** BEGIN **
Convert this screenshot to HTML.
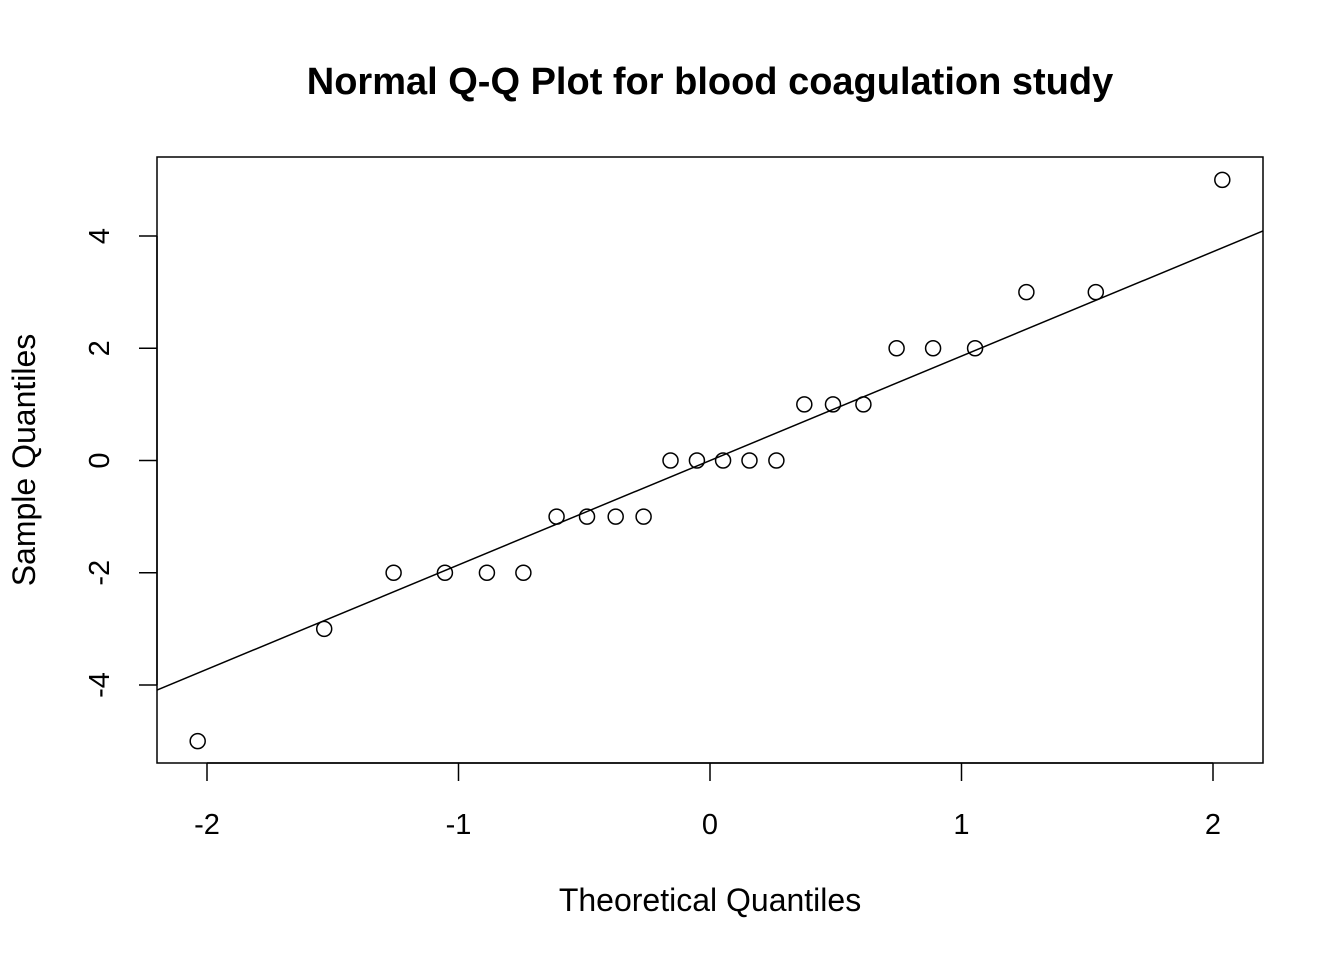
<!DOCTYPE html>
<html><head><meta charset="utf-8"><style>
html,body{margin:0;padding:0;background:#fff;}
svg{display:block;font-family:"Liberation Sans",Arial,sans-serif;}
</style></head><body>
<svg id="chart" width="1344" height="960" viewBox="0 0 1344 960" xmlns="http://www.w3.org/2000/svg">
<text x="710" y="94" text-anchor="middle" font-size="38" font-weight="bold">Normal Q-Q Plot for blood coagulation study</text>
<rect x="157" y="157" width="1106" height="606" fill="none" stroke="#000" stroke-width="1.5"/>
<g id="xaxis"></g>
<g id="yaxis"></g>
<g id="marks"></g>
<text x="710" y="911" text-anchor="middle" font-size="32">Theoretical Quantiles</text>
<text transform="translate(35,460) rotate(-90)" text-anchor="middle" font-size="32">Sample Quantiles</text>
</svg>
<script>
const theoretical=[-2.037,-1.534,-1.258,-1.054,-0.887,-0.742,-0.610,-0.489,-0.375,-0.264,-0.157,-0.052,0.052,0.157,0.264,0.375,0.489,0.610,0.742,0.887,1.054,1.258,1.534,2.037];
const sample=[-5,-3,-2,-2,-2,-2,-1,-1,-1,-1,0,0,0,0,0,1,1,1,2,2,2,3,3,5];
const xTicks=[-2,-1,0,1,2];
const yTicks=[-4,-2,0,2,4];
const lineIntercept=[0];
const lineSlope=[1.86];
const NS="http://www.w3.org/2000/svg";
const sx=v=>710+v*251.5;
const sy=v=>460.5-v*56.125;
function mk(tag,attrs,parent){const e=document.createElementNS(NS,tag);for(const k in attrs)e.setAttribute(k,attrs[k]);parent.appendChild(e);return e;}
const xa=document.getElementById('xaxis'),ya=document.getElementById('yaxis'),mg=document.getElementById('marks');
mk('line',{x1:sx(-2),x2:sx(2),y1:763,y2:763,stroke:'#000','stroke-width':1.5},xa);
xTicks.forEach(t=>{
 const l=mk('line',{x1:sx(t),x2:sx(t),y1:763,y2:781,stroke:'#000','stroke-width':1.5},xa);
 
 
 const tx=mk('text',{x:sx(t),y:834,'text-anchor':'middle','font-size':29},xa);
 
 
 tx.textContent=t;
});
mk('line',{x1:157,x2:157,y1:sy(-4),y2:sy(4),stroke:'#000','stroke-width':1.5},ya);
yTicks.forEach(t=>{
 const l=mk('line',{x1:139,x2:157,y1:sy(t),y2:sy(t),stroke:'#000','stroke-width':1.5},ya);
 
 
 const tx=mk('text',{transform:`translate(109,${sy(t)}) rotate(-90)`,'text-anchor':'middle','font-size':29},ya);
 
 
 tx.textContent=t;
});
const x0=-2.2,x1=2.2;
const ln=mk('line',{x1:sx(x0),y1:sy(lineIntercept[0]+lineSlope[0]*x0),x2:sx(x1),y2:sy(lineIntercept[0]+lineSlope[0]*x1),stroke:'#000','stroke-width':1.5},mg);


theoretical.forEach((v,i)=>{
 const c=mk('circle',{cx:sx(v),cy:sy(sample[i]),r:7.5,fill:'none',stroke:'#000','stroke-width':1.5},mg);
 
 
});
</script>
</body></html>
** END **
* REQUEST: In your copy, leave out the pictures and reproduce the material above exactly.

* CORRECT RESULT:
Convert this screenshot to HTML.
<!DOCTYPE html>
<html><head><meta charset="utf-8"><style>
html,body{margin:0;padding:0;background:#fff;}
svg{display:block;font-family:"Liberation Sans",Arial,sans-serif;}
</style></head><body>
<svg id="chart" width="1344" height="960" viewBox="0 0 1344 960" xmlns="http://www.w3.org/2000/svg">
<text x="710" y="94" text-anchor="middle" font-size="38" font-weight="bold">Normal Q-Q Plot for blood coagulation study</text>
<rect x="157" y="157" width="1106" height="606" fill="none" stroke="#000" stroke-width="1.5"/>
<g id="xaxis"></g>
<g id="yaxis"></g>
<g id="marks"></g>
<text x="710" y="911" text-anchor="middle" font-size="32">Theoretical Quantiles</text>
<text transform="translate(35,460) rotate(-90)" text-anchor="middle" font-size="32">Sample Quantiles</text>
</svg>
<script>
const theoretical=[-2.037,-1.534,-1.258,-1.054,-0.887,-0.742,-0.610,-0.489,-0.375,-0.264,-0.157,-0.052,0.052,0.157,0.264,0.375,0.489,0.610,0.742,0.887,1.054,1.258,1.534,2.037];
const sample=[-5,-3,-2,-2,-2,-2,-1,-1,-1,-1,0,0,0,0,0,1,1,1,2,2,2,3,3,5];
const xTicks=[-2,-1,0,1,2];
const yTicks=[-4,-2,0,2,4];
const lineIntercept=[0];
const lineSlope=[1.86];
const NS="http://www.w3.org/2000/svg";
const sx=v=>710+v*251.5;
const sy=v=>460.5-v*56.125;
function mk(tag,attrs,parent){const e=document.createElementNS(NS,tag);for(const k in attrs)e.setAttribute(k,attrs[k]);parent.appendChild(e);return e;}
const xa=document.getElementById('xaxis'),ya=document.getElementById('yaxis'),mg=document.getElementById('marks');
mk('line',{x1:sx(-2),x2:sx(2),y1:763,y2:763,stroke:'#000','stroke-width':1.5},xa);
xTicks.forEach(t=>{
 const l=mk('line',{x1:sx(t),x2:sx(t),y1:763,y2:781,stroke:'#000','stroke-width':1.5},xa);
 
 
 const tx=mk('text',{x:sx(t),y:834,'text-anchor':'middle','font-size':29},xa);
 
 
 tx.textContent=t;
});
mk('line',{x1:157,x2:157,y1:sy(-4),y2:sy(4),stroke:'#000','stroke-width':1.5},ya);
yTicks.forEach(t=>{
 const l=mk('line',{x1:139,x2:157,y1:sy(t),y2:sy(t),stroke:'#000','stroke-width':1.5},ya);
 
 
 const tx=mk('text',{transform:`translate(109,${sy(t)}) rotate(-90)`,'text-anchor':'middle','font-size':29},ya);
 
 
 tx.textContent=t;
});
const x0=-2.2,x1=2.2;
const ln=mk('line',{x1:sx(x0),y1:sy(lineIntercept[0]+lineSlope[0]*x0),x2:sx(x1),y2:sy(lineIntercept[0]+lineSlope[0]*x1),stroke:'#000','stroke-width':1.5},mg);


theoretical.forEach((v,i)=>{
 const c=mk('circle',{cx:sx(v),cy:sy(sample[i]),r:7.5,fill:'none',stroke:'#000','stroke-width':1.5},mg);
 
 
});
</script>
</body></html>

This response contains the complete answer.